Am schlimmsten allerdings musste wohl das Reichertshofener Opfer mit der Frau Bekanntschaft machen – auch wenn das Gericht natürlich zu erörtern hat, ob und inwieweit sein Verhalten in der Tatnacht den (mutmaßlichen) Gewaltausbruch bei seiner Besucherin provoziert hat. Vorsitzender Thomas Denz wollte deshalb gestern von mehreren als Zeugen geladenen Bekannten des Getöteten wissen, wie sich der 51-Jährige sowohl von seinen Trinkgewohnheiten her als auch gegenüber Frauen gegeben hat.

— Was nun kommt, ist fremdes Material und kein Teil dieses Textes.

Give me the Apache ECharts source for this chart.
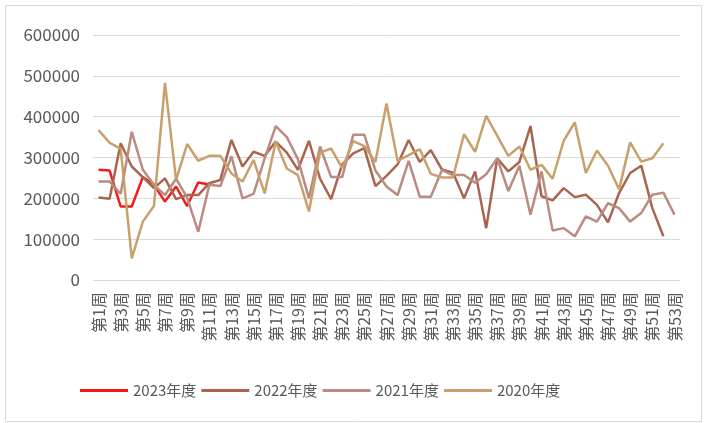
<!DOCTYPE html>
<html>
<head>
<meta charset="utf-8">
<script src="https://cdn.jsdelivr.net/npm/echarts@6/dist/echarts.min.js"></script>
<style>
  html, body { margin: 0; padding: 0; background: #fff; }
  #weekly { width: 705px; height: 423px; }
</style>
</head>
<body>
<div id="weekly"></div>
<script>
const weeks = [];
for (let i = 1; i <= 53; i++) weeks.push("第" + i + "周");

const yTicks = [0, 100000, 200000, 300000, 400000, 500000, 600000];

const sales2023 = [270000, 268000, 180000, 180000, 252000, 233000, 192000, 229000, 181000, 239000, 234000];

const sales2022 = [202000, 199000, 335000, 278000, 252000, 225000, 249000, 198000, 208000, 208000,
  237000, 245000, 343000, 278000, 314000, 304000, 339000, 312000, 270000, 341000,
  248000, 198000, 283000, 310000, 323000, 230000, 255000, 283000, 343000, 289000,
  318000, 271000, 263000, 200000, 266000, 127000, 298000, 266000, 289000, 377000,
  205000, 195000, 225000, 203000, 209000, 184000, 141000, 213000, 262000, 280000,
  176000, 107000];

const sales2021 = [241000, 241000, 211000, 363000, 270000, 233000, 208000, 248000, 202000, 118000,
  233000, 230000, 303000, 200000, 211000, 298000, 377000, 350000, 296000, 200000,
  327000, 252000, 252000, 356000, 356000, 268000, 229000, 208000, 292000, 204000,
  204000, 269000, 257000, 257000, 238000, 259000, 298000, 218000, 280000, 160000,
  266000, 121000, 127000, 107000, 156000, 143000, 188000, 176000, 143000, 164000,
  209000, 214000, 160000];

const sales2020 = [367000, 336000, 322000, 53000, 143000, 181000, 483000, 245000, 333000, 292000,
  304000, 304000, 261000, 241000, 294000, 212000, 339000, 273000, 257000, 168000,
  312000, 322000, 274000, 340000, 328000, 289000, 432000, 292000, 306000, 320000,
  260000, 251000, 251000, 357000, 314000, 402000, 353000, 304000, 327000, 270000,
  282000, 248000, 341000, 386000, 262000, 317000, 280000, 222000, 337000, 290000,
  298000, 335000];

const seriesNames = ["2023年度", "2022年度", "2021年度", "2020年度"];
const seriesColors = ["#ee1c1c", "#a8654f", "#bb8b81", "#c9a06c"];

const font = "'Noto Sans CJK SC', sans-serif";

function lineSeries(idx, values) {
  return {
    name: seriesNames[idx],
    type: "line",
    data: values,
    symbol: "none",
    lineStyle: { width: 2.5, color: seriesColors[idx] },
    itemStyle: { color: seriesColors[idx] },
  };
}

function initWeekly() {
  const chart = echarts.init(document.getElementById("weekly"));
  chart.setOption({
    animation: false,
    graphic: [
      {
        type: "rect",
        shape: { x: 5.5, y: 5.5, width: 696, height: 416 },
        style: { fill: "none", stroke: "#d9d9d9", lineWidth: 1 },
        silent: true,
      },
    ],
    grid: { left: 93, right: 25, top: 35, bottom: 143 },
    legend: {
      data: seriesNames,
      icon: "rect",
      left: 75,
      top: 378,
      itemWidth: 48,
      itemHeight: 3,
      itemGap: 5,
      textStyle: { fontSize: 15, color: "#595959", fontFamily: font },
    },
    xAxis: {
      type: "category",
      data: weeks,
      boundaryGap: true,
      axisLine: { show: false },
      axisTick: { show: false },
      axisLabel: {
        rotate: 90,
        interval: 1,
        margin: 12,
        fontSize: 16,
        color: "#595959",
        fontFamily: font,
      },
    },
    yAxis: {
      type: "value",
      min: yTicks[0],
      max: yTicks[yTicks.length - 1],
      interval: 100000,
      axisLine: { show: false },
      axisTick: { show: false },
      splitLine: { lineStyle: { color: "#d9d9d9", width: 1 } },
      axisLabel: {
        margin: 13,
        fontSize: 17,
        color: "#595959",
        fontFamily: font,
        formatter: (v) => String(v),
      },
    },
    series: [
      lineSeries(0, sales2023),
      lineSeries(1, sales2022),
      lineSeries(2, sales2021),
      lineSeries(3, sales2020),
    ],
  });
}

initWeekly();
</script>
</body>
</html>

Die Freunde schilderten den Mann durchweg als ruhig und friedfertig. Aufgrund seiner stark angegriffenen Gesundheit nach einem Unfall, vor allem aber wegen seines jahrelangen starken Alkoholkonsums sei er zuletzt wohl kaum noch zu körperlichen Anstrengungen und vielleicht auch nicht mehr zu größerer sexueller Betätigung in der Lage gewesen, hieß es. Eine Bekannte sagte aus, dass er ihr gegenüber niemals zudringlich geworden sei, obwohl sie einmal zwei Monate bei ihm gewohnt habe. Andererseits soll der Reichertshofener aber immer wieder versucht haben, Frauenbekanntschaften übers Internet zu machen – offenbar aber ohne großen Erfolg.

Einem Gynäkologen, der die mutmaßliche Täterin nach ihrer Festnahme auf Geheiß der Polizei untersucht hatte, waren bei der Frau keine Merkmale aufgefallen, die auf frisch erlebte sexuelle Gewalt hingedeutet hätten. Einige Kratzspuren auf ihrem Rücken seien wohl bereits älteren Datums gewesen, so der Mediziner.

Der bislang auf sieben Verhandlungstage angesetzte Prozess soll in zwei Wochen fortgesetzt werden.